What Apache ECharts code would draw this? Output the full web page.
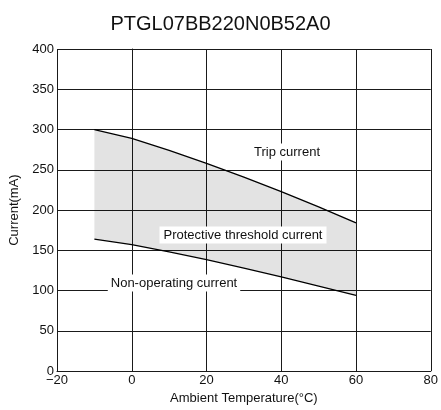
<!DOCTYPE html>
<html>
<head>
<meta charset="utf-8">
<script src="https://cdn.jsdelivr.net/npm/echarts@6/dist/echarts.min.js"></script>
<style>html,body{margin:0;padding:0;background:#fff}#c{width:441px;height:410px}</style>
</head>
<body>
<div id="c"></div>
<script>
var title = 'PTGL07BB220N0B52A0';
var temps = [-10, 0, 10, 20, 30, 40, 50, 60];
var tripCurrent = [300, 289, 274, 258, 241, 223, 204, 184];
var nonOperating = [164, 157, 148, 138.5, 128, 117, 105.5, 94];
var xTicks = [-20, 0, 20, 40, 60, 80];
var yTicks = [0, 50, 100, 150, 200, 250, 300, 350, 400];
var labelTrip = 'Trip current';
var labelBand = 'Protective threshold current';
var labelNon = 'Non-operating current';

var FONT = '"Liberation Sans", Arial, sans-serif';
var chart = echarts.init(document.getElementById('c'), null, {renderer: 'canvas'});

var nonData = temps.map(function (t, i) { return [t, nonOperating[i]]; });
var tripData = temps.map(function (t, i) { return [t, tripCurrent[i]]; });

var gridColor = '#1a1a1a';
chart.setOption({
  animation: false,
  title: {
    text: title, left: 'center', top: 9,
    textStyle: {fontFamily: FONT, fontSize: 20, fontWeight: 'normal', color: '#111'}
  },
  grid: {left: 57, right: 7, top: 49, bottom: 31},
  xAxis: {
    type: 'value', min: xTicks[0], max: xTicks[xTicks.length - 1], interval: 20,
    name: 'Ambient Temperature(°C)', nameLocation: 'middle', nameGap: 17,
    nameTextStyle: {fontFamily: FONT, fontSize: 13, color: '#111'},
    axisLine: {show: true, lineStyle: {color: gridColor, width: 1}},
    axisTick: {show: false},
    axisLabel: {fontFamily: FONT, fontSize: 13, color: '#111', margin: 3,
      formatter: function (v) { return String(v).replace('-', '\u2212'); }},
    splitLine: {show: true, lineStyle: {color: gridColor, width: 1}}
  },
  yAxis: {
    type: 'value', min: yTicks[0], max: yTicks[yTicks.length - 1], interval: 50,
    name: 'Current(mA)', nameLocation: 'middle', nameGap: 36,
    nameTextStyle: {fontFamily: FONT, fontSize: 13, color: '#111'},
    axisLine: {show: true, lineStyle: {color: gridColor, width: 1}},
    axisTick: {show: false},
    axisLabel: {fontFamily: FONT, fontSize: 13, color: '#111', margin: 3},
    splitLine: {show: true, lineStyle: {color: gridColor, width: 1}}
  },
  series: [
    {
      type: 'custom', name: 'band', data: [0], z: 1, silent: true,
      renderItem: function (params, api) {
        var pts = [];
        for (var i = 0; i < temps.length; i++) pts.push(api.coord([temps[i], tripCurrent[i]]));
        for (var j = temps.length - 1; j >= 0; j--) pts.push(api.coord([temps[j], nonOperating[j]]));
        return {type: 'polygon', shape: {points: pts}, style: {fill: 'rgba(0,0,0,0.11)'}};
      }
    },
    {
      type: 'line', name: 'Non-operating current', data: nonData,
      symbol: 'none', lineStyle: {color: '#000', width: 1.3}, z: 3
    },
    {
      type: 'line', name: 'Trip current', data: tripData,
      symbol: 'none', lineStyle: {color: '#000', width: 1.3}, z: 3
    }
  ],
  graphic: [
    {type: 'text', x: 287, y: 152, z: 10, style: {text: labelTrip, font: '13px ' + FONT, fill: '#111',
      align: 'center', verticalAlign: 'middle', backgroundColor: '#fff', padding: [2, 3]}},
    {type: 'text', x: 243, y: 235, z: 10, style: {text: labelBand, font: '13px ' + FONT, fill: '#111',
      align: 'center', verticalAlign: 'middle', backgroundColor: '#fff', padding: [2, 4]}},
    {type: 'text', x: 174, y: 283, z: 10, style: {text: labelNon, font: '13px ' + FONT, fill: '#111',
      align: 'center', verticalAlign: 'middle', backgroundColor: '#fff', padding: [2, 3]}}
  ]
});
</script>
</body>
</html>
# # # #
_WHAT NEEDS TO BE DONE:_ Reproduce the material in full, word for word, and omit the pictures.

_CORRECT RESULT:_
What Apache ECharts code would draw this? Output the full web page.
<!DOCTYPE html>
<html>
<head>
<meta charset="utf-8">
<script src="https://cdn.jsdelivr.net/npm/echarts@6/dist/echarts.min.js"></script>
<style>html,body{margin:0;padding:0;background:#fff}#c{width:441px;height:410px}</style>
</head>
<body>
<div id="c"></div>
<script>
var title = 'PTGL07BB220N0B52A0';
var temps = [-10, 0, 10, 20, 30, 40, 50, 60];
var tripCurrent = [300, 289, 274, 258, 241, 223, 204, 184];
var nonOperating = [164, 157, 148, 138.5, 128, 117, 105.5, 94];
var xTicks = [-20, 0, 20, 40, 60, 80];
var yTicks = [0, 50, 100, 150, 200, 250, 300, 350, 400];
var labelTrip = 'Trip current';
var labelBand = 'Protective threshold current';
var labelNon = 'Non-operating current';

var FONT = '"Liberation Sans", Arial, sans-serif';
var chart = echarts.init(document.getElementById('c'), null, {renderer: 'canvas'});

var nonData = temps.map(function (t, i) { return [t, nonOperating[i]]; });
var tripData = temps.map(function (t, i) { return [t, tripCurrent[i]]; });

var gridColor = '#1a1a1a';
chart.setOption({
  animation: false,
  title: {
    text: title, left: 'center', top: 9,
    textStyle: {fontFamily: FONT, fontSize: 20, fontWeight: 'normal', color: '#111'}
  },
  grid: {left: 57, right: 7, top: 49, bottom: 31},
  xAxis: {
    type: 'value', min: xTicks[0], max: xTicks[xTicks.length - 1], interval: 20,
    name: 'Ambient Temperature(°C)', nameLocation: 'middle', nameGap: 17,
    nameTextStyle: {fontFamily: FONT, fontSize: 13, color: '#111'},
    axisLine: {show: true, lineStyle: {color: gridColor, width: 1}},
    axisTick: {show: false},
    axisLabel: {fontFamily: FONT, fontSize: 13, color: '#111', margin: 3,
      formatter: function (v) { return String(v).replace('-', '\u2212'); }},
    splitLine: {show: true, lineStyle: {color: gridColor, width: 1}}
  },
  yAxis: {
    type: 'value', min: yTicks[0], max: yTicks[yTicks.length - 1], interval: 50,
    name: 'Current(mA)', nameLocation: 'middle', nameGap: 36,
    nameTextStyle: {fontFamily: FONT, fontSize: 13, color: '#111'},
    axisLine: {show: true, lineStyle: {color: gridColor, width: 1}},
    axisTick: {show: false},
    axisLabel: {fontFamily: FONT, fontSize: 13, color: '#111', margin: 3},
    splitLine: {show: true, lineStyle: {color: gridColor, width: 1}}
  },
  series: [
    {
      type: 'custom', name: 'band', data: [0], z: 1, silent: true,
      renderItem: function (params, api) {
        var pts = [];
        for (var i = 0; i < temps.length; i++) pts.push(api.coord([temps[i], tripCurrent[i]]));
        for (var j = temps.length - 1; j >= 0; j--) pts.push(api.coord([temps[j], nonOperating[j]]));
        return {type: 'polygon', shape: {points: pts}, style: {fill: 'rgba(0,0,0,0.11)'}};
      }
    },
    {
      type: 'line', name: 'Non-operating current', data: nonData,
      symbol: 'none', lineStyle: {color: '#000', width: 1.3}, z: 3
    },
    {
      type: 'line', name: 'Trip current', data: tripData,
      symbol: 'none', lineStyle: {color: '#000', width: 1.3}, z: 3
    }
  ],
  graphic: [
    {type: 'text', x: 287, y: 152, z: 10, style: {text: labelTrip, font: '13px ' + FONT, fill: '#111',
      align: 'center', verticalAlign: 'middle', backgroundColor: '#fff', padding: [2, 3]}},
    {type: 'text', x: 243, y: 235, z: 10, style: {text: labelBand, font: '13px ' + FONT, fill: '#111',
      align: 'center', verticalAlign: 'middle', backgroundColor: '#fff', padding: [2, 4]}},
    {type: 'text', x: 174, y: 283, z: 10, style: {text: labelNon, font: '13px ' + FONT, fill: '#111',
      align: 'center', verticalAlign: 'middle', backgroundColor: '#fff', padding: [2, 3]}}
  ]
});
</script>
</body>
</html>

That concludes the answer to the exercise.